Diving in:
Diving into the blogging pool.
Absent since January, I need to plunge. Head first.
What happened? Well I got wrapped up in books – long, long
books. First Donna Tartt’s The Goldfinch,
then Eleanor Catton’s The Luminaries.
Then Tartt’s book a second time for book club, because I couldn’t hold onto all
the richness of the first read.
Big tomes shut me up
and the blog down for a bit. They seemed so much more interesting than my own
thoughts.
So I’ve been reading, not writing.
What else have I read?
Here’s a
smattering. Jo Nesbo’s The Son.
A bunch of Robert Craig --
Chasing Darkness, The Sentry, The
Watchman, Suspect.
Back to lit fiction: Anthony Doerr’s All the
Light We Cannot See, a beautiful historical novel set in Germany and France
during and after World War II.
Then Christina Baker Kline’s Orphan
Train for book group (a book, which
for my taste had a setting, and characters that were too shallow and
simplistic. Think junior high school.) While
reading, I argued with the writer’s sense of Maine. I know Kline has lived
there – but how and how much? Is she there, as I suspect, mostly on vacation?
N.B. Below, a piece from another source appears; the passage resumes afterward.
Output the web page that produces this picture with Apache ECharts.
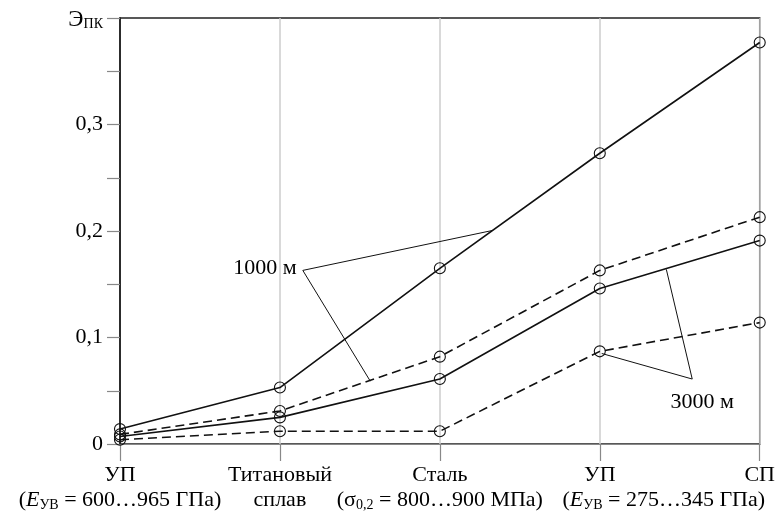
<!DOCTYPE html>
<html>
<head>
<meta charset="utf-8">
<script src="https://cdn.jsdelivr.net/npm/echarts@6/dist/echarts.min.js"></script>
<style>
  html, body { margin: 0; padding: 0; background: #fff; }
  #main { width: 778px; height: 513px; }
</style>
</head>
<body>
<div id="main"></div>
<script>
// materials along x axis (first line / second line of the label)
const categories = ['УП', 'Титановый', 'Сталь', 'УП', 'СП'];
const subLabels = [
  '({i|E}{s|УВ} = 600…965 ГПа)',
  'сплав',
  '(σ{s|0,2} = 800…900 МПа)',
  '{p|(}{i|E}{s|УВ} = 275…345 ГПа)',
  '',
];

// Э_ПК values
const solid1000 = [0.014, 0.053, 0.165, 0.273, 0.377];
const dashed1000 = [0.009, 0.031, 0.082, 0.163, 0.213];
const solid3000 = [0.007, 0.025, 0.061, 0.146, 0.191];
const dashed3000 = [0.004, 0.012, 0.012, 0.087, 0.114];

// leader lines for the depth labels (x in category units, y in Э_ПК)
const leader1000 = [[2.329, 0.2005], [1.143, 0.163], [1.565, 0.059]];
const leader3000 = [[3.416, 0.164], [3.578, 0.061], [3.012, 0.085]];

const font = 'Liberation Serif';
const ink = '#111';

const myChart = echarts.init(document.getElementById('main'));

const richStyles = {
  i: { fontStyle: 'italic', fontSize: 22, lineHeight: 25 },
  s: { fontSize: 14, lineHeight: 25, padding: [9, 0, 0, 0] },
  p: { fontSize: 22, lineHeight: 25, padding: [0, 0, 0, 128] },
};

function dataSeries(values, dashed) {
  return {
    type: 'line',
    data: values,
    symbol: 'circle',
    symbolSize: 11,
    itemStyle: { color: 'transparent', borderColor: ink, borderWidth: 1.1 },
    lineStyle: { color: ink, width: 1.6, type: dashed ? [9, 5] : 'solid' },
    emphasis: { disabled: true },
    z: 3,
  };
}

function leaderSeries(points, text, labelOpts) {
  return {
    type: 'line',
    xAxisIndex: 1,
    data: points.map((p, i) =>
      i === 1
        ? { value: p, label: Object.assign({ show: true, formatter: text, fontFamily: font, fontSize: 22, color: '#000' }, labelOpts) }
        : { value: p }
    ),
    symbol: 'circle',
    symbolSize: 0.1,
    showSymbol: true,
    itemStyle: { color: 'transparent' },
    lineStyle: { color: ink, width: 1 },
    emphasis: { disabled: true },
    silent: true,
    z: 2,
  };
}

const option = {
  animation: false,
  textStyle: { fontFamily: font, color: '#000' },
  grid: {
    left: 120, right: 14, top: 18, bottom: 68,
    show: true, borderColor: '#222', borderWidth: 1.5,
  },
  xAxis: [
    {
      type: 'category',
      data: categories,
      boundaryGap: false,
      axisLine: { lineStyle: { color: '#888', width: 1.2 } },
      axisTick: { length: 17, lineStyle: { color: '#888', width: 1.2 } },
      splitLine: { show: true, lineStyle: { color: '#ccc', width: 1.5 } },
      axisLabel: {
        margin: 19,
        fontFamily: font,
        fontSize: 22,
        lineHeight: 25,
        color: '#000',
        interval: 0,
        formatter: (name, i) => subLabels[i] ? name + '\n' + subLabels[i] : name,
        rich: richStyles,
      },
    },
    { type: 'value', min: 0, max: 4, show: false },
  ],
  yAxis: {
    type: 'value',
    min: 0,
    max: 0.4,
    interval: 0.05,
    axisLine: { show: true, lineStyle: { color: '#000', width: 1.5 } },
    axisTick: { show: true, length: 13, lineStyle: { color: '#888', width: 1.2 } },
    splitLine: { show: false },
    axisLabel: {
      margin: 17,
      fontFamily: font,
      fontSize: 22,
      color: '#000',
      showMaxLabel: true,
      formatter: (v) => {
        const k = Math.round(v * 100);
        if (k === 40) return '{e|Э}{s|ПК}';
        if (k % 10 !== 0) return '';
        return k === 0 ? '0' : (k / 100).toFixed(1).replace('.', ',');
      },
      rich: {
        e: { fontSize: 23, padding: [4, 0, 0, 0] },
        s: { fontSize: 14, padding: [12, 0, 0, 0] },
      },
    },
  },
  series: [
    dataSeries(solid1000, false),
    dataSeries(dashed1000, true),
    dataSeries(solid3000, false),
    dataSeries(dashed3000, true),
    leaderSeries(leader1000, '1000 м', { position: 'left', distance: 6, offset: [0, -2] }),
    leaderSeries(leader3000, '3000 м', { position: 'bottom', distance: 8, offset: [10, 4] }),
  ],
};

myChart.setOption(option);
</script>
</body>
</html>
It’s sometimes dangerous to read
about places you know too well. I asked
myself am I just picky? Would any book set in Maine please? To counteract, I
picked up Elizabeth Strout’s The Burgess
Boys. And the answers came boomeranging back: Yes. I am picky. Yes. There
are writers who understand Maine and its world as I do – only better. Strout
nail’s Maine and its people – how they attach to it and move away from it, come
back to it and reflect on it. But then why shouldn’t she?
Pulitzer Prize winner for Olive Kitteridge, Strout pulls her
stories from the crimes and headlines of
the recent past, and her characters from her life. Born in
Portland, educated at Bates College in Lewiston, she now makes her home in both
Maine and New York City, with her husband Jim Tierney who has some biographical details in common with her fictional
characters. She sets The Burgess Boys in both New York City and the in fictional Shirley Falls, Maine, a small town
that closely resembles the Durham,
Lisbon Falls- Lewiston area. Heck,
Shirley Falls even has a Moxie Festival, just like the one Lisbon Falls
celebrates each year. (Moxie is a bitter
Maine cola that tastes something like Dr. Pepper).
Then, in the last two weeks, I took a long car trip from Virginia to Maine and back. While
driving I listened to books on the long list for the 2014 Man Booker Awards. On
the way up, I heard Richard Powers’ Orfeo.
On the way back listened to The Siri Hustvedt’s The Blazing
World. Both are written by
geniuses. I cannot imagine living
in either’s head, but I enjoyed lovely visits.
Both are works on and about aesthetics
and culture: Powers writes eloquently
about music in last 100 years. Hustvedt explores gender and identity in the
contemporary art world. Will follow up on these two later this week.
Enough for now or I will rattle on and never post.